7. Transport & Storage

• Folded dimensions: 0.69m height when folded for transport [T0]
• Weight: ~35 kg — requires two people or a wheeled cart for transport [T0]
• Storage: Remove battery for long-term storage. Store in dry, temperature-controlled environment. [T3 — Best practice]
• Battery storage: Store LiPo batteries at ~50% charge for long-term storage.

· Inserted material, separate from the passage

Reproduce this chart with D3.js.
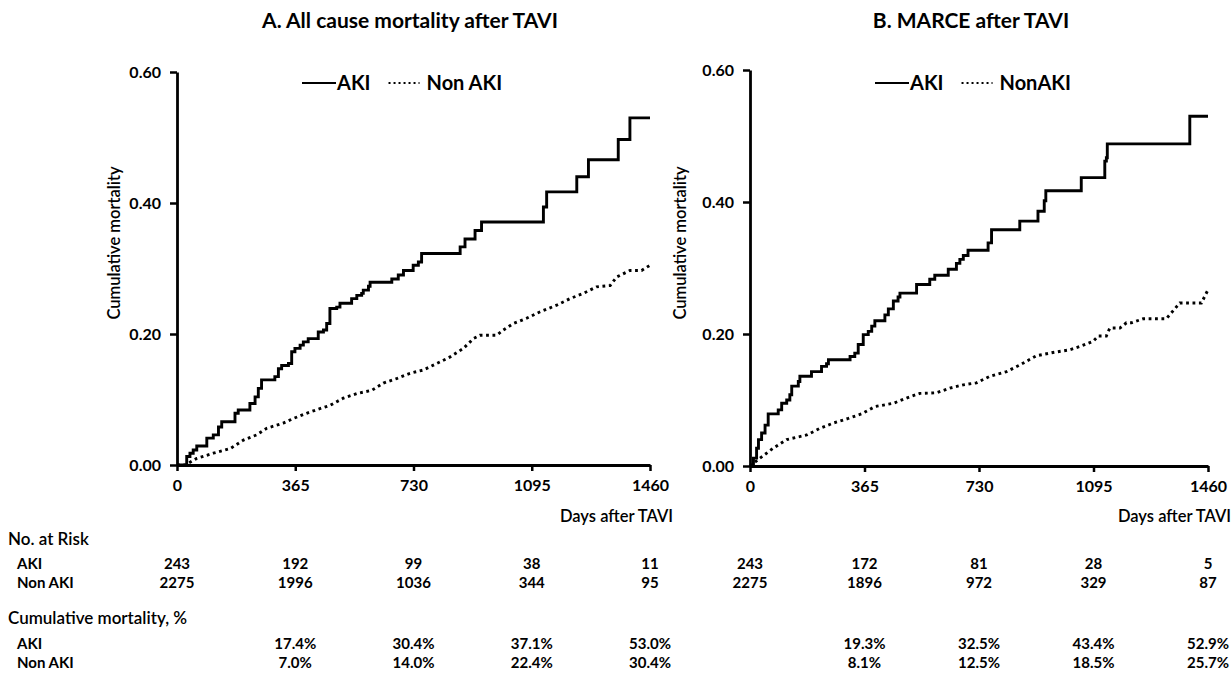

Do not store fully charged or fully depleted. [T3 — Standard LiPo practice]

8. Useful Resources

Resource	URL / Location
Official developer guide	support.unitree.com/home/en/G1_developer
Quick start guide	support.unitree.com/home/en/G1_developer/quick_start
Robonomics experience report	reference/sources/community-robonomics-experience.md
RoboStore startup guide	robostore.com/blogs/news/unitree-g1-startup-guide
Weston Robot dev guide	docs.westonrobot.com/tutorial/unitree/g1_dev_guide/

Key Relationships

• Governed by: safety-limits (operational constraints, pre-op checks)
• Constrained by: power-system (battery runtime limits deployment duration)
• Requires: networking-comms (WiFi/Ethernet for remote operation)
• Uses: sdk-programming (SDK for all robot interaction)